If you’re not the type of person who sits down and writes one sentence a day, or steps one foot inside a gym, you’re never going to be the person who finishes a novel, or looks good naked.
We’re so focused on finding and implementing the perfect plan that we forget to give ourselves permission to not be perfect at first. Instead, we need to shift our focus on showing up everyday in a small way.
Whether it’s one push-up or one word on a blank page, do something so that you can master the art of showing up. Make that your new normal. And then once you become the person who shows up, then you can expand on the habit you’ve built.
176. seeking resolution
We all have habits, good and bad. But it’s not the habit we’re after. It’s the feeling we derive from the execution of that habit.
We don’t want to journal, we want to think clearly. We don’t want to smoke, we want to alleviate our anxiety. We don’t want to workout, we want the result the workout delivers.
Habits are driven by the prediction of what the behavior will give us. What we’re after is resolution.

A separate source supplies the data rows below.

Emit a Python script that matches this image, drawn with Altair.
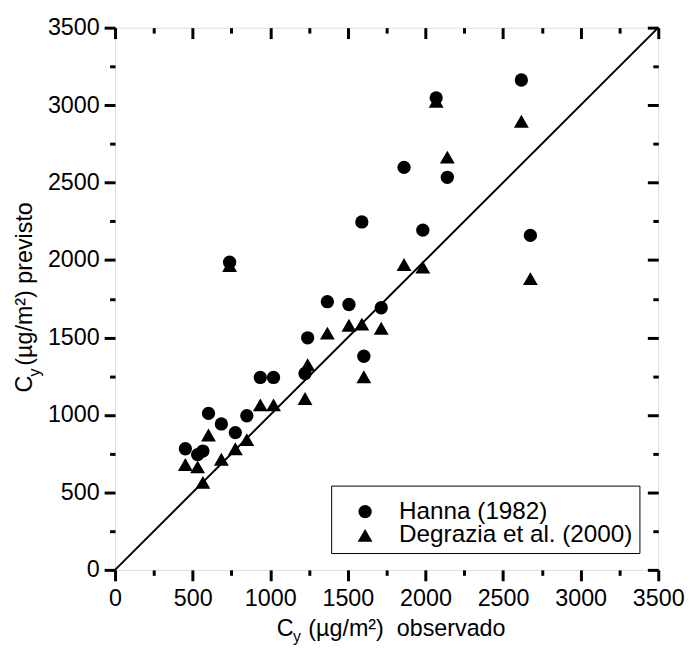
import altair as alt
import pandas as pd

# ---- data ----
obs = [453, 532, 566, 602, 685, 738, 775, 849, 936, 1021, 1224, 1241, 1368,
       1507, 1590, 1603, 1715, 1862, 1983, 2069, 2141, 2618, 2676]
hanna = [782, 744, 767, 1010, 942, 1986, 886, 995, 1242, 1242, 1268, 1498, 1731,
         1713, 2246, 1379, 1692, 2598, 2193, 3047, 2534, 3162, 2159]
degrazia = [680, 665, 565, 871, 714, 1965, 782, 841, 1065, 1065, 1106, 1325, 1528,
            1579, 1586, 1247, 1560, 1971, 1954, 3025, 2664, 2896, 1880]
series = ["Hanna (1982)", "Degrazia et al. (2000)"]
major_ticks = [0, 500, 1000, 1500, 2000, 2500, 3000, 3500]
minor_ticks = [250, 750, 1250, 1750, 2250, 2750, 3250]
line_x = [0, 3500]
line_y = [0, 3500]

rows = []
for o, h in zip(obs, hanna):
    rows.append({"obs": o, "prev": h, "series": series[0]})
for o, d in zip(obs, degrazia):
    rows.append({"obs": o, "prev": d, "series": series[1]})
df = pd.DataFrame(rows)
line_df = pd.DataFrame({"x": line_x, "y": line_y})
one = pd.DataFrame({"_": [0]})

W, H = 548, 547
FONT = "Liberation Sans"
xs = alt.Scale(domain=[0, 3500], nice=False, zero=False)
ys = alt.Scale(domain=[0, 3500], nice=False, zero=False)


def tick_axis(orient, values, size, offset=0):
    return alt.Axis(orient=orient, values=values, tickSize=size, tickWidth=3,
                    tickColor="black", domain=False, grid=False, labels=False,
                    title=None, offset=offset)


leg = alt.Legend(title=" ", titleFontSize=6, titlePadding=2,
                 orient="none", legendX=218, legendY=462,
                 strokeColor="black", fillColor="white", padding=6,
                 labelFontSize=24.5, labelFont=FONT, labelColor="black",
                 labelLimit=0,
                 symbolFillColor="black", symbolStrokeWidth=0,
                 rowPadding=-3, symbolOffset=16, labelOffset=22)

points = alt.Chart(df).mark_point(filled=True, opacity=1, strokeWidth=0).encode(
    x=alt.X("obs:Q", scale=xs, axis=alt.Axis(
        orient="bottom", values=major_ticks, format="d", tickSize=11, tickWidth=3,
        tickColor="black", domain=False, grid=False, labelFontSize=23.5,
        labelFont=FONT, labelPadding=6, labelColor="black", title=None,
        labelFlush=False, labelOverlap=False)),
    y=alt.Y("prev:Q", scale=ys, axis=alt.Axis(
        orient="left", values=major_ticks, format="d", tickSize=11, tickWidth=3,
        tickColor="black", domain=False, grid=False, labelFontSize=23.5,
        labelFont=FONT, labelPadding=5, labelColor="black", title=None,
        labelFlush=False, labelOverlap=False)),
    shape=alt.Shape("series:N", scale=alt.Scale(domain=series, range=["circle", "triangle-up"]), legend=leg),
    size=alt.Size("series:N", scale=alt.Scale(domain=series, range=[180, 225]), legend=leg),
    color=alt.value("black"),
)

diag = alt.Chart(line_df).mark_line(color="black", strokeWidth=2).encode(
    x=alt.X("x:Q", scale=xs, axis=None),
    y=alt.Y("y:Q", scale=ys, axis=None),
)

minor_bl = alt.Chart(line_df).mark_point(opacity=0).encode(
    x=alt.X("x:Q", scale=xs, axis=tick_axis("bottom", minor_ticks, 5.5)),
    y=alt.Y("y:Q", scale=ys, axis=tick_axis("left", minor_ticks, 5.5)),
)
major_tr = alt.Chart(line_df).mark_point(opacity=0).encode(
    x=alt.X("x:Q", scale=xs, axis=tick_axis("bottom", major_ticks, 11, -H)),
    y=alt.Y("y:Q", scale=ys, axis=tick_axis("left", major_ticks, 11, -W)),
)
minor_tr = alt.Chart(line_df).mark_point(opacity=0).encode(
    x=alt.X("x:Q", scale=xs, axis=tick_axis("bottom", minor_ticks, 5.5, -H)),
    y=alt.Y("y:Q", scale=ys, axis=tick_axis("left", minor_ticks, 5.5, -W)),
)


def txt(s, x, y, size=23.5, angle=0):
    kw = dict(align="left", baseline="alphabetic", font=FONT, fontSize=size,
              color="black")
    if angle:
        kw["angle"] = angle
    return alt.Chart(one).mark_text(**kw).encode(
        x=alt.value(x), y=alt.value(y), text=alt.value(s))


NB = "\u00a0"
titles = [
    txt("C", 163, 613.5),
    txt("y", 179.5, 620, size=16),
    txt("(µg/m²)" + NB + NB + "observado", 195, 613.5),
    txt("C", -84, 368, angle=270),
    txt("y", -76, 352, size=16, angle=270),
    txt("(µg/m²)" + NB + "previsto", -84, 341, angle=270),
]

chart = alt.layer(minor_bl, major_tr, minor_tr, diag, points, *titles).resolve_axis(
    x="independent", y="independent"
).properties(
    width=W, height=H,
    autosize=alt.AutoSizeParams(type="none"),
    padding={"left": 108, "top": 17, "right": 30, "bottom": 78},
).configure_view(
    stroke="black", strokeWidth=3.5
).configure(background="white")

chart.save("out.html", embed_options={"renderer": "svg", "actions": False})
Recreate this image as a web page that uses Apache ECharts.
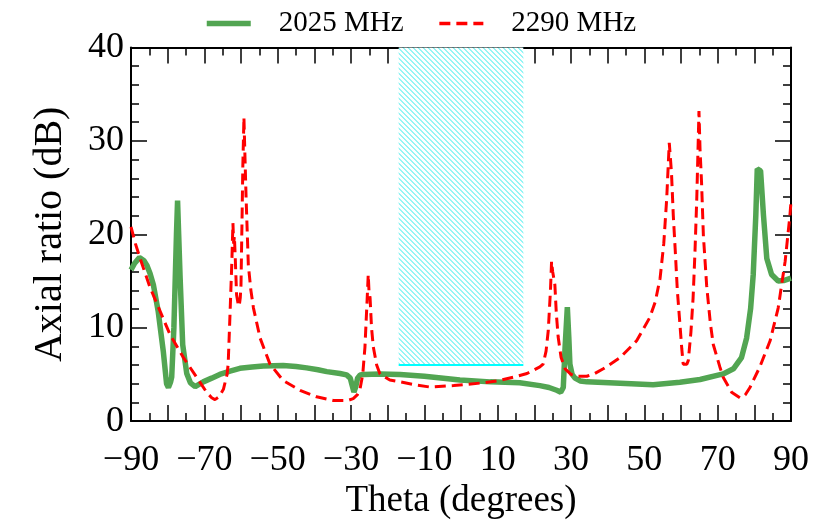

A stimulus that either extinguishes or suppresses feelings or urges that arise within us.
As with everything else, certain things serve us, while others don’t. If a habit isn’t making you better, it’s keeping you from getting better. That emotion or urge you seek to chronically suppress is most likely the manifestation of an underlying need. It is something that deserves to be explored further, not overlooked. When the underlying message is brought to your attention it can be dealt with in a better way, leading to positive changes, and perhaps the elimination of bad habits.